That argument sounds correct to me, at least for the non-degenerate cases where n >= 2. For n=1, the lights start out all-on, which solves it provided you're allowed to make zero moves. Arguably there are no legal moves when n=1 since there is no valid d. Question: Given an initial configuration of all-off (or all-on), are all of the zero COL patterns attainable? I think http://oeis.org/A103314 gives the count if you include the all-off case, which http://oeis.org/A070894 does not. Tom Don Reble writes:
"Given a circle of n lights, exactly one of which is initially on, it is permitted to change the state of a bulb provided that one also changes the state of every dth bulb after it (where d is a divisor of n strictly less than n), provided that all n/d bulbs were originally in the same state as one another. Is it possible to turn all the bulbs on by making a sequence of moves of this kind?"
OEIS http://oeis.org/A103314 looks very apropos.

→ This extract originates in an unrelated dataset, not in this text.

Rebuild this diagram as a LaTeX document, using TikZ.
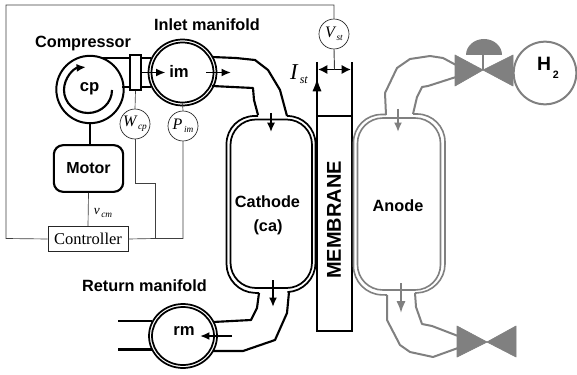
\documentclass[tikz,border=0pt]{standalone}
\usepackage{fontspec}
\setmainfont{Liberation Sans}
\newfontfamily\tmsfont{Liberation Serif}
\usetikzlibrary{arrows.meta,shapes.geometric,calc}
\definecolor{gr}{gray}{0.5}
\tikzset{
 lab/.style={font=\bfseries\fontsize{12.2pt}{14pt}\selectfont,inner sep=0pt},
 small lab/.style={font=\bfseries\fontsize{12.5pt}{14pt}\selectfont,inner sep=0pt},
 thick1/.style={line width=1.6pt,line join=round},
 thin1/.style={line width=0.5pt,draw=black!75},
 sens/.style={circle,draw=black!85,line width=0.5pt,fill=white,minimum size=22.5pt,inner sep=0pt,font=\tmsfont\itshape\fontsize{12pt}{12pt}\selectfont},
 arr/.style={line width=1.4pt,-{Latex[length=7pt,width=6pt]}},
 pipeg/.style={line width=1.5pt,draw=gr,line join=round},
 vessel/.style={ellipse,draw,line width=1.3pt,inner sep=0pt},
 wall/.style={line width=1.3pt},
 wallg/.style={line width=1.2pt,draw=gr},
 valvepart/.style={fill=gr,draw=gr,line width=0.5pt,line join=round},
}
\newcommand{\sub}[2]{#1\raisebox{-2.5pt}{\fontsize{7pt}{7pt}\selectfont\,#2}}
\begin{document}
\begin{tikzpicture}[x=0.75pt,y=-0.75pt]
\useasboundingbox (0,0) rectangle (577,374);
\fill[white] (0,0) rectangle (577,374);
% sensor wiring nodes
\node[sens] (W) at (135,124) {\sub{W}{cp}};
\node[sens] (P) at (183,126) {\sub{P}{im}};
\node[sens] (V) at (334,34) {\sub{V}{st}};
\node[draw=black!85,line width=0.5pt,fill=white,minimum width=60pt,minimum height=19pt,inner sep=0pt,font=\tmsfont\fontsize{12.4pt}{14pt}\selectfont] (ctl) at (88,239) {Controller};
\coordinate (jn) at (155,238.5);
\draw[thin1] (ctl.west) -- (6,238.5) -- (6,5) -- (334,5) -- (V.north);
\draw[thin1] (ctl.east) -- (jn) -- (183,238.5) -- (P.south);
\draw[thin1] (W.south) -- (135,183) -- (155,183) -- (jn);
% compressor
\node[circle,draw,line width=1.5pt,minimum size=50.5pt,inner sep=0pt] (cp) at (90,89.5) {};
\node[small lab] at (89.5,89) {cp};
\draw[line width=1.6pt,-{Latex[length=7pt,width=6pt]}] (112,90) arc[start angle=0,end angle=265,x radius=24,y radius=23];
\node[draw,line width=1.5pt,fill=white,minimum width=8pt,minimum height=26pt,inner sep=0pt] (box) at (135.5,72.5) {};
\node[draw,line width=1.6pt,rounded corners=7pt,minimum width=52pt,minimum height=35pt,inner sep=0pt,font=\bfseries\fontsize{12pt}{14pt}\selectfont] (mot) at (88.5,168.5) {Motor};
\draw[line width=1.5pt] (cp.south) -- (cp.south |- mot.north);
\draw[thin1] (mot.south) -- (ctl.north);
\node[font=\tmsfont\itshape\fontsize{10pt}{12pt}\selectfont,inner sep=0pt] at (103,213) {\sub{v}{cm}};
% inlet manifold
\node[vessel,minimum width=51pt,minimum height=49.5pt] (imo) at (182.5,72.5) {};
\node[vessel,minimum width=46.5pt,minimum height=45pt] (im) at (182.5,72.5) {};
\node[small lab] at (179,71) {im};
\coordinate (a1) at (102,58); \coordinate (a2) at (122,87);
\draw[thick1] (a1) -- (130,58);
\draw[thick1] (a2) -- (130,87);
\draw[thick1] (box.east |- 0,58) -- (151,58);
\draw[thick1] (box.east |- 0,87) -- (151,87);
\draw[arr] (box.east) -- (165.5,72.5);
\draw[arr] (206,72.5) -- (231,72.5);
\draw[thin1] (box.south) -- (W.north);
\draw[thin1] (im.south) -- (P.north);
% pipes cathode
\draw[thick1] (212,57) -- (236,58) -- (255,60) -- (268,70) -- (280,90) -- (287,116);
\draw[thick1] (212,86) -- (253,88) -- (254,100) -- (258,115);
% cathode
\draw[wall,rounded corners=21pt] (258,116) -- (226.5,116) -- (226.5,292) -- (259,293);
\draw[wall,rounded corners=21pt] (287,116) -- (315.5,116) -- (315.5,291) -- (289,292);
\draw[wall,rounded corners=19pt] (230.5,119.5) rectangle (312,288);
% membrane
\draw[line width=1.7pt] (317,62) -- (317,331) -- (352,331) -- (352,62);
\draw[line width=1.2pt] (317,116) -- (352,116);
\draw[line width=1.6pt,-{Latex[length=10pt,width=7pt]}] (317,116) -- (317,78);
\draw[line width=1.4pt,{Latex[length=7pt,width=7pt]}-{Latex[length=7pt,width=7pt]}] (318,69.5) -- (351,69.5);
\coordinate (Vm) at (334.5,69.5);
\draw[thin1,line width=0.7pt] (V.south) -- (Vm);
\node[font=\tmsfont\itshape\fontsize{17pt}{18pt}\selectfont,inner sep=0pt] at (299,74) {I\raisebox{-3pt}{\fontsize{9pt}{9pt}\selectfont\,st}};
\node[lab,font=\bfseries\fontsize{15pt}{16pt}\selectfont,rotate=90] at (334,220) {MEMBRANE};
\draw[arr,line width=1.2pt] (271,113) -- (271,132);
\draw[arr] (273,280) -- (273,307);
% return manifold
\draw[thick1] (259,293) -- (257,308) -- (251,320) -- (213,322);
\draw[thick1] (289,292) -- (287,313) -- (275,340) -- (243,351) -- (213,351);
\node[vessel,minimum width=51pt,minimum height=48pt] (rmo) at (183,336) {};
\node[vessel,minimum width=46.5pt,minimum height=43.5pt] (rm) at (183,336) {};
\node[small lab] at (184,331) {rm};
\draw[thick1] (118,321) -- (152,321);
\draw[thick1] (118,349.5) -- (152,349.5);
\draw[arr] (232,336) -- (200,336);
% labels
\node[lab] at (83,44) {Compressor};
\node[lab] at (207,25) {Inlet manifold};
\node[lab] at (144.5,286) {Return manifold};
\node[lab] at (267.5,202) {Cathode};
\node[lab] at (268,227) {(ca)};
\node[lab] at (398,206) {Anode};
% anode
\draw[wallg,rounded corners=21pt] (386,114.5) -- (353.5,114.5) -- (353.5,294) -- (387,295);
\draw[wallg,rounded corners=21pt] (413,114) -- (445,114) -- (445,292) -- (415,293);
\draw[wallg,rounded corners=19pt] (357.5,118) rectangle (440.5,290);
\draw[pipeg] (386,115) -- (385,93) -- (397,68) -- (410,59) -- (430,56) -- (443,58) -- (456,65);
\draw[pipeg] (413,114) -- (417,97) -- (422,87) -- (428,86) -- (456,77);
\draw[pipeg,-{Latex[length=7pt,width=6pt]}] (398,109) -- (398,132);
\draw[pipeg,-{Latex[length=9pt,width=7pt]}] (401,283) -- (401,313);
\draw[pipeg] (387,295) -- (387,320) -- (400,345) -- (410,352) -- (433,357) -- (458,348);
\draw[pipeg] (415,293) -- (416,307) -- (422,324) -- (432,326) -- (458,336);
% valves
\fill[valvepart] (455,55) -- (483,70) -- (455,86) -- cycle;
\fill[valvepart] (513,55) -- (483,70) -- (513,86) -- cycle;
\draw[gr,line width=1pt] (483,70) -- (483,55);
\fill[gr] (466,55) arc[start angle=180,end angle=0,x radius=18,y radius=-16] -- cycle;
\fill[valvepart] (457,326) -- (487,342) -- (457,357) -- cycle;
\fill[valvepart] (516,326) -- (487,342) -- (516,357) -- cycle;
\node[ellipse,draw=gr,line width=1.5pt,minimum width=47pt,minimum height=47pt,inner sep=0pt] (h2) at (545,73) {};
\node[font=\bfseries\fontsize{14.5pt}{16pt}\selectfont,inner sep=0pt] at (548,68) {H\raisebox{-6pt}{\fontsize{8pt}{8pt}\selectfont\,2}};
\end{tikzpicture}
\end{document}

A070894 looks even better.
The set of bulbs changed by a move has a center-of-light at zero. (Arrange the bulbs evenly around the circle. And then all go on or all go off.) The original center is non-zero, and a move changes it to a weighted combination of zero and the old value: but never to zero.
So you can't even turn them all off. Please refute this, if you're the last one to bed.